Yes, Chaucer did use "they" in this manner. He also used thousands of other
forms of Middle English that have long since passed into oblivion. Remember
that Chaucer wrote in the _1300s_ , when, for example, the word "knave" meant,
simply, "young boy." A lot has changed since then. Relying on Chaucer as
authority, then, is a real stretch.

Setting aside Chaucer, only scattered evidence exists of "they" being used to
refer to a singular antecedent.

In Indo-European languages generally, the principle of _concord_ is thoroughly
ingrained - singular nouns, for example, need to be matched with singular verb
forms and plural with plural. This is a transcending principle that is central
to the grammar of all Indo-European languages.

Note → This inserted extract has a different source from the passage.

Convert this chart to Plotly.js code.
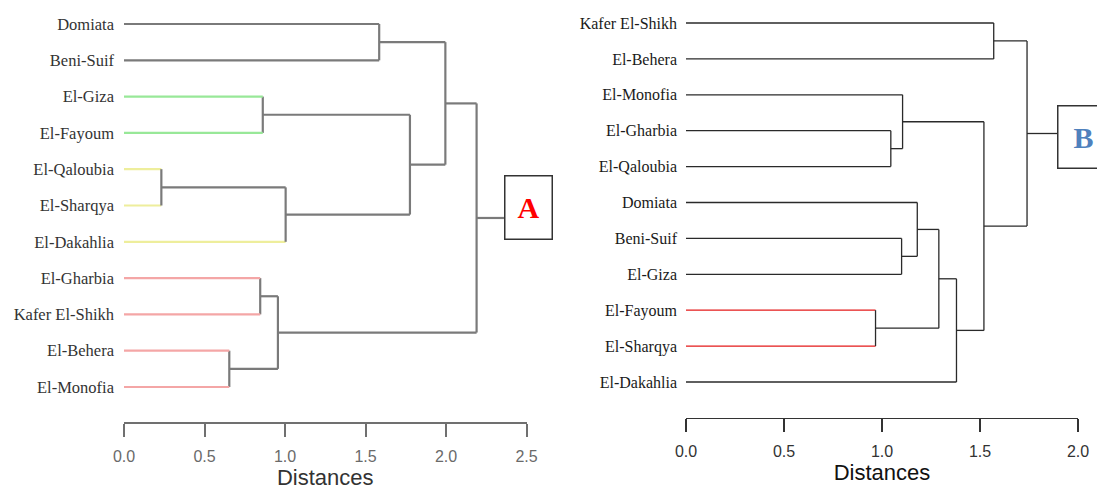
<!DOCTYPE html>
<html>
<head>
<meta charset="utf-8">
<script src="https://cdn.plot.ly/plotly-3.0.1.min.js"></script>
<style>html,body{margin:0;padding:0;background:#fff;}#chart{width:1097px;height:490px;}</style>
</head>
<body>
<div id="chart"></div>
<script>
// ---------- DATA ----------
// Dendrogram A (leaf order top -> bottom)
const leavesA = ["Domiata","Beni-Suif","El-Giza","El-Fayoum","El-Qaloubia","El-Sharqya","El-Dakahlia","El-Gharbia","Kafer El-Shikh","El-Behera","El-Monofia"];
// hclust-style merges: negative = leaf (1-based), positive = earlier merge (1-based)
const mergeA_left  = [-5, -10, -8, -3, 3, 1, -1, 4, 7, 9];
const mergeA_right = [-6, -11, -9, -4, 2, -7, -2, 6, 8, 5];
const heightsA     = [0.232, 0.654, 0.846, 0.862, 0.956, 1.004, 1.585, 1.776, 1.996, 2.19];

// Dendrogram B
const leavesB = ["Kafer El-Shikh","El-Behera","El-Monofia","El-Gharbia","El-Qaloubia","Domiata","Beni-Suif","El-Giza","El-Fayoum","El-Sharqya","El-Dakahlia"];
const mergeB_left  = [-9, -4, -7, -3, -6, 5, 6, 4, -1, 9];
const mergeB_right = [-10, -5, -8, 2, 3, 1, -11, 7, -2, 8];
const heightsB     = [0.967, 1.045, 1.10, 1.105, 1.18, 1.29, 1.38, 1.52, 1.57, 1.74];

const tickValsA = [0, 0.5, 1.0, 1.5, 2.0, 2.5];
const tickValsB = [0, 0.5, 1.0, 1.5, 2.0];
const tickTextA = ["0.0","0.5","1.0","1.5","2.0","2.5"];
const tickTextB = ["0.0","0.5","1.0","1.5","2.0"];

// ---------- STYLE ----------
const grayA = "#7a7a7a", green = "#98e898", yellow = "#eeee9c", pink = "#f4a6a6";
const leafColorA = [grayA, grayA, green, green, yellow, yellow, yellow, pink, pink, pink, pink];
const blackB = "#2a2a2a", red = "#e41a1a";
const leafColorB = [blackB, blackB, blackB, blackB, blackB, blackB, blackB, blackB, red, red, blackB];

function buildTraces(leaves, ml, mr, hs, leafColors, internalColor, width, xa, ya, rootTo) {
  const nodes = [];
  const segs = {};
  function add(color, x0, y0, x1, y1) {
    if (!segs[color]) segs[color] = {x: [], y: []};
    segs[color].x.push(x0, x1, null);
    segs[color].y.push(y0, y1, null);
  }
  function info(ref) {
    if (ref < 0) { const i = -ref - 1; return {y: i, h: 0, color: leafColors[i]}; }
    const n = nodes[ref - 1]; return {y: n.y, h: n.h, color: internalColor};
  }
  for (let k = 0; k < hs.length; k++) {
    const a = info(ml[k]), b = info(mr[k]), h = hs[k];
    add(a.color, a.h, a.y, h, a.y);
    add(b.color, b.h, b.y, h, b.y);
    add(internalColor, h, a.y, h, b.y);
    nodes.push({y: (a.y + b.y) / 2, h: h});
  }
  const root = nodes[nodes.length - 1];
  add(internalColor, root.h, root.y, rootTo, root.y);
  return {
    traces: Object.keys(segs).map(c => ({
      type: "scatter", mode: "lines", x: segs[c].x, y: segs[c].y,
      xaxis: xa, yaxis: ya, hoverinfo: "skip", showlegend: false,
      line: {color: c, width: width}
    })),
    root: root
  };
}

const A = buildTraces(leavesA, mergeA_left, mergeA_right, heightsA, leafColorA, grayA, 2.2, "x", "y", 2.36);
const B = buildTraces(leavesB, mergeB_left, mergeB_right, heightsB, leafColorB, blackB, 1.3, "x2", "y2", 1.893);

const W = 1097, H = 490;
const idxA = leavesA.map((_, i) => i), idxB = leavesB.map((_, i) => i);

const layout = {
  width: W, height: H,
  margin: {l: 0, r: 0, t: 0, b: 0},
  paper_bgcolor: "#ffffff", plot_bgcolor: "rgba(0,0,0,0)",
  showlegend: false,
  xaxis: {
    domain: [124 / W, 526.5 / W], range: [0, 2.5], anchor: "y",
    showgrid: false, zeroline: false, showline: true, linecolor: "#707070", linewidth: 2,
    ticks: "outside", ticklen: 13, tickwidth: 2, tickcolor: "#707070",
    tickvals: tickValsA, ticktext: tickTextA, ticklabelstandoff: 6,
    tickfont: {family: "Liberation Sans, Arial, sans-serif", size: 16, color: "#6a6a6a"},
    title: {text: "Distances", font: {family: "Liberation Sans, Arial, sans-serif", size: 22, color: "#333"}, standoff: 12}
  },
  yaxis: {
    domain: [(H - 422) / H, 1], range: [(422 - 24) / 36.3, -24 / 36.3], anchor: "x",
    showgrid: false, zeroline: false, showline: false, ticks: "",
    tickvals: idxA, ticktext: leavesA, ticklabelstandoff: 9,
    tickfont: {family: "Liberation Serif, Times New Roman, serif", size: 16.5, color: "#333"}
  },
  xaxis2: {
    domain: [686 / W, 1078 / W], range: [0, 2], anchor: "y2",
    showgrid: false, zeroline: false, showline: true, linecolor: "#333", linewidth: 1.3,
    ticks: "outside", ticklen: 13, tickwidth: 1.3, tickcolor: "#333",
    tickvals: tickValsB, ticktext: tickTextB, ticklabelstandoff: 5,
    tickfont: {family: "Liberation Sans, Arial, sans-serif", size: 16, color: "#333"},
    title: {text: "Distances", font: {family: "Liberation Sans, Arial, sans-serif", size: 22, color: "#111"}, standoff: 6}
  },
  yaxis2: {
    domain: [(H - 418) / H, 1], range: [(418 - 23) / 35.9, -23 / 35.9], anchor: "x2",
    showgrid: false, zeroline: false, showline: false, ticks: "",
    tickvals: idxB, ticktext: leavesB, ticklabelstandoff: 8,
    tickfont: {family: "Liberation Serif, Times New Roman, serif", size: 16, color: "#1a1a1a"}
  },
  annotations: [
    {xref: "x", yref: "y", x: 2.36, y: A.root.y, xanchor: "left", yanchor: "middle", yshift: 10,
     text: "<b>A</b>", showarrow: false, width: 46, height: 62, borderpad: 0,
     bordercolor: "#333", borderwidth: 1.5, bgcolor: "#fff",
     font: {family: "Liberation Serif, Times New Roman, serif", size: 30, color: "#ff0000"}},
    {xref: "x2", yref: "y2", x: 1.893, y: B.root.y, xanchor: "left", yanchor: "middle", yshift: -3,
     text: "<b>B</b>", showarrow: false, width: 50, height: 61, borderpad: 0,
     bordercolor: "#333", borderwidth: 1.5, bgcolor: "#fff",
     font: {family: "Liberation Serif, Times New Roman, serif", size: 30, color: "#4f81bd"}}
  ]
};

Plotly.newPlot("chart", A.traces.concat(B.traces), layout, {displayModeBar: false, staticPlot: true});
</script>
</body>
</html>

For this reason, it _is_ jarring to our ears to hear, for example, "Sally went
to the store and, after shopping, they [instead of she] returned home". It is
like saying, "Sally are a liar." Both violate the rule of concord and plainly
sound jarring and illiterate.

In the strong pull to abandon the synechdoche of using "he" as a part
representing the whole (of any form of singular antecedent), modern
grammarians are really straining to find an alternative (as is the point of
this article), but using "they" to represent the singular is such a blatant
violation of the principle of concord that it will not fly as "good English"
unless one is prepared to undermine a principle that affects not only pronoun
usage but lies at the heart of grammar generally.

------
alanthonyc
I see no problem in using "they" instead of "he" or "she."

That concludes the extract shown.